AMA Seeks Tax Credits for Uninsured
Says switch to individual policies would cover 26.4 million
TUESDAY, May 11, 2004 (HealthDayNews) -- Most of America's 43 million uninsured could finally gain full medical coverage if Washington offered them tax credits specifically earmarked for health insurance, say top officials at the American Medical Association.
The AMA, the largest organization representing the nation's doctors, advocates abolishing the current tax exclusion for employer health benefits and replacing it with tax credit vouchers that the working poor could use to purchase individual insurance packages.
"The AMA proposal allows people to select their own insurance. It allows them a mechanism so they can afford the insurance with the refundable tax credit," said AMA President Dr. Donald J. Palmisano. "It puts people in control of their own destiny."
The health-care funding proposal, written by Palmisano along with two experts at the AMA's Center for Health Policy Research, appears in the May 12 issue of the Journal of the American Medical Association.
Election year polls continue to rank health care as a top priority for U.S. voters. As costs for drugs and medical procedures soar, more and more low-income and unemployed individuals find themselves left out in the cold when it comes to medical coverage.
Under the current federal tax system, health insurance benefits provided to individual workers by their employers are excluded from taxation. However, this system "gives the big money to the wrong people," said Mark V. Pauly, a health-care system analyst at the University of Pennsylvania's Wharton School.

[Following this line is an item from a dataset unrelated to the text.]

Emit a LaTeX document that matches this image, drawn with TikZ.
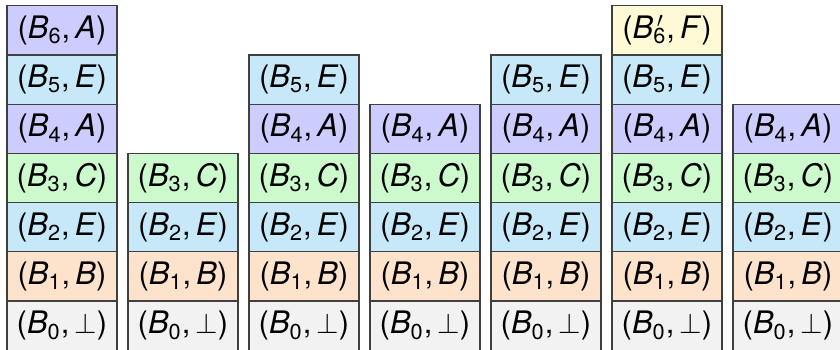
\documentclass[tikz,border=0pt]{standalone}
\usepackage{fontspec}
\setmainfont{TeX Gyre Heros}
\usepackage{xcolor}
\usetikzlibrary{positioning}

\definecolor{tagA}{RGB}{204,204,255}
\definecolor{tagE}{RGB}{198,232,248}
\definecolor{tagC}{RGB}{204,250,204}
\definecolor{tagB}{RGB}{253,227,204}
\definecolor{tagF}{RGB}{255,250,214}
\definecolor{tagN}{RGB}{242,242,242}

\newcommand{\Bi}[1]{\textit{B}\textsubscript{#1}}
\newcommand{\Bp}[1]{\textit{B}\rlap{\textsuperscript{\,$\prime$}}\textsubscript{#1}}
\newcommand{\entry}[2]{(#1,\,#2)}

\begin{document}
\begin{tikzpicture}[x=0.5pt, y=-0.5pt,
      node distance=0pt and 5.5pt,
      cell/.style={draw=black!75, line width=0.6pt, minimum width=55pt,
                   minimum height=24.6pt, inner sep=0pt, outer sep=0pt,
                   font=\fontsize{15.5}{18}\selectfont},
      cellA/.style={cell, fill=tagA},
      cellE/.style={cell, fill=tagE},
      cellC/.style={cell, fill=tagC},
      cellB/.style={cell, fill=tagB},
      cellF/.style={cell, fill=tagF},
      cellN/.style={cell, fill=tagN}]
    \clip (0,0) rectangle (840,349);
    % bottom row
    \node[cellN] (s1b0) at (62,325.6) {\entry{\Bi{0}}{$\bot$}};
    \node[cellN, right=of s1b0] (s2b0) {\entry{\Bi{0}}{$\bot$}};
    \node[cellN, right=of s2b0] (s3b0) {\entry{\Bi{0}}{$\bot$}};
    \node[cellN, right=of s3b0] (s4b0) {\entry{\Bi{0}}{$\bot$}};
    \node[cellN, right=of s4b0] (s5b0) {\entry{\Bi{0}}{$\bot$}};
    \node[cellN, right=of s5b0] (s6b0) {\entry{\Bi{0}}{$\bot$}};
    \node[cellN, right=of s6b0] (s7b0) {\entry{\Bi{0}}{$\bot$}};
    % stack 1
    \node[cellB, above=of s1b0] (s1b1) {\entry{\Bi{1}}{\textit{B}}};
    \node[cellE, above=of s1b1] (s1b2) {\entry{\Bi{2}}{\textit{E}}};
    \node[cellC, above=of s1b2] (s1b3) {\entry{\Bi{3}}{\textit{C}}};
    \node[cellA, above=of s1b3] (s1b4) {\entry{\Bi{4}}{\textit{A}}};
    \node[cellE, above=of s1b4] (s1b5) {\entry{\Bi{5}}{\textit{E}}};
    \node[cellA, above=of s1b5] (s1b6) {\entry{\Bi{6}}{\textit{A}}};
    % stack 2
    \node[cellB, above=of s2b0] (s2b1) {\entry{\Bi{1}}{\textit{B}}};
    \node[cellE, above=of s2b1] (s2b2) {\entry{\Bi{2}}{\textit{E}}};
    \node[cellC, above=of s2b2] (s2b3) {\entry{\Bi{3}}{\textit{C}}};
    % stack 3
    \node[cellB, above=of s3b0] (s3b1) {\entry{\Bi{1}}{\textit{B}}};
    \node[cellE, above=of s3b1] (s3b2) {\entry{\Bi{2}}{\textit{E}}};
    \node[cellC, above=of s3b2] (s3b3) {\entry{\Bi{3}}{\textit{C}}};
    \node[cellA, above=of s3b3] (s3b4) {\entry{\Bi{4}}{\textit{A}}};
    \node[cellE, above=of s3b4] (s3b5) {\entry{\Bi{5}}{\textit{E}}};
    % stack 4
    \node[cellB, above=of s4b0] (s4b1) {\entry{\Bi{1}}{\textit{B}}};
    \node[cellE, above=of s4b1] (s4b2) {\entry{\Bi{2}}{\textit{E}}};
    \node[cellC, above=of s4b2] (s4b3) {\entry{\Bi{3}}{\textit{C}}};
    \node[cellA, above=of s4b3] (s4b4) {\entry{\Bi{4}}{\textit{A}}};
    % stack 5
    \node[cellB, above=of s5b0] (s5b1) {\entry{\Bi{1}}{\textit{B}}};
    \node[cellE, above=of s5b1] (s5b2) {\entry{\Bi{2}}{\textit{E}}};
    \node[cellC, above=of s5b2] (s5b3) {\entry{\Bi{3}}{\textit{C}}};
    \node[cellA, above=of s5b3] (s5b4) {\entry{\Bi{4}}{\textit{A}}};
    \node[cellE, above=of s5b4] (s5b5) {\entry{\Bi{5}}{\textit{E}}};
    % stack 6
    \node[cellB, above=of s6b0] (s6b1) {\entry{\Bi{1}}{\textit{B}}};
    \node[cellE, above=of s6b1] (s6b2) {\entry{\Bi{2}}{\textit{E}}};
    \node[cellC, above=of s6b2] (s6b3) {\entry{\Bi{3}}{\textit{C}}};
    \node[cellA, above=of s6b3] (s6b4) {\entry{\Bi{4}}{\textit{A}}};
    \node[cellE, above=of s6b4] (s6b5) {\entry{\Bi{5}}{\textit{E}}};
    \node[cellF, above=of s6b5] (s6b6) {\entry{\Bp{6}}{\textit{F}}};
    % stack 7
    \node[cellB, above=of s7b0] (s7b1) {\entry{\Bi{1}}{\textit{B}}};
    \node[cellE, above=of s7b1] (s7b2) {\entry{\Bi{2}}{\textit{E}}};
    \node[cellC, above=of s7b2] (s7b3) {\entry{\Bi{3}}{\textit{C}}};
    \node[cellA, above=of s7b3] (s7b4) {\entry{\Bi{4}}{\textit{A}}};
\end{tikzpicture}
\end{document}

"Higher income people -- obviously they have higher tax rates -- they save more, and they are also more likely to have employment-based health insurance anyway," he pointed out.
In his editorial on the proposal, Pauly agrees with Palmisano that money saved from abolishing this tax exclusion might be better put to use as a tax credit for poorer Americans.
According to the AMA, the current tax subsidy system costs the federal government $101 billion each year. But while a family making $100,000 per year receives about $2,780 in tax breaks, a family taking in $10,000 or less receives just $102 per year. "These are people who are working, paying their rent, sending their kids to school, feeding their families," Palmisano said. "But when it's all over they don't have enough money to buy insurance."
Under the AMA plan, money would be diverted from the current system toward a system of tax credits for low-income taxpayers --"a refundable tax credit, a voucher, given at the beginning of the year," Palmisano explained. Individuals could then shop around for the best value health plan they could find.
The AMA shies away from attaching any particular dollar figure to the amount of the voucher, only stating that the amount should be "sufficient to induce low-income individuals to purchase coverage." However, in one hypothetical scenario, in which single recipients were given a $2,000 tax credit and families $4,000, the AMA envisions the plan lifting 26.4 million Americans into full medical coverage.
But would individual consumers have the buying power of today's big corporations? Palmisano believes mechanisms would emerge to lower prices for individual policyholders. "There are many ways they can join together, whether it be voluntary purchasing cooperatives, Internet opportunities, health savings accounts," he said. "You'd get the benefit of being in a group even though individually you own the policy."
Flexibility and choice is a cornerstone of the AMA proposal, Palmisano said. "Individuals get multiple choices here. You could still have employer-provided insurance, but instead of a defined benefit it could be a defined [employer] contribution, and individuals would then have an array of choices," he explained. "You could get an HMO, PPO, health savings account, with high deductibles coverage over that. It'll help make the individual a prudent purchaser of health care."
Consumers who purchased a policy would also gain "guaranteed renewability," meaning that their insurance would continue even if they lost their job or got sick or injured.
"We get everybody to be covered at the front end when they're healthy," Palmisano explained. "If they do get an illness that's a chronic illness, they would still get guaranteed renewability."
Pauly says that, ideally, the new tax credit system would flood the market with consumers eager to buy into what was once a high-end "boutique" market. "It has the potential of making the non-group market more of a mass market," he said. "As we know with most other products, when the market expands it actually improves quality and maybe even lowers the price."
Palmisano said the AMA's tax credit proposal "meshes" with similar initiatives outlined by President Bush in this year's State of the Union address. He and Pauly expect resistance to the idea, rooted in ideological disputes that have stalled the health-care debate for decades.
"On the liberal-Democratic side, there are people who just don't trust the private market," Pauly said. "My interpretation of the political process so far is that no health insurance plan has gotten anywhere."
However, Pauly remains hopeful that, even in an election year, some progress can be made. "We have to get this political show on the road," he said. "We have to start thinking more seriously and start to help the market to be more creative about what these new [health insurance] products could be."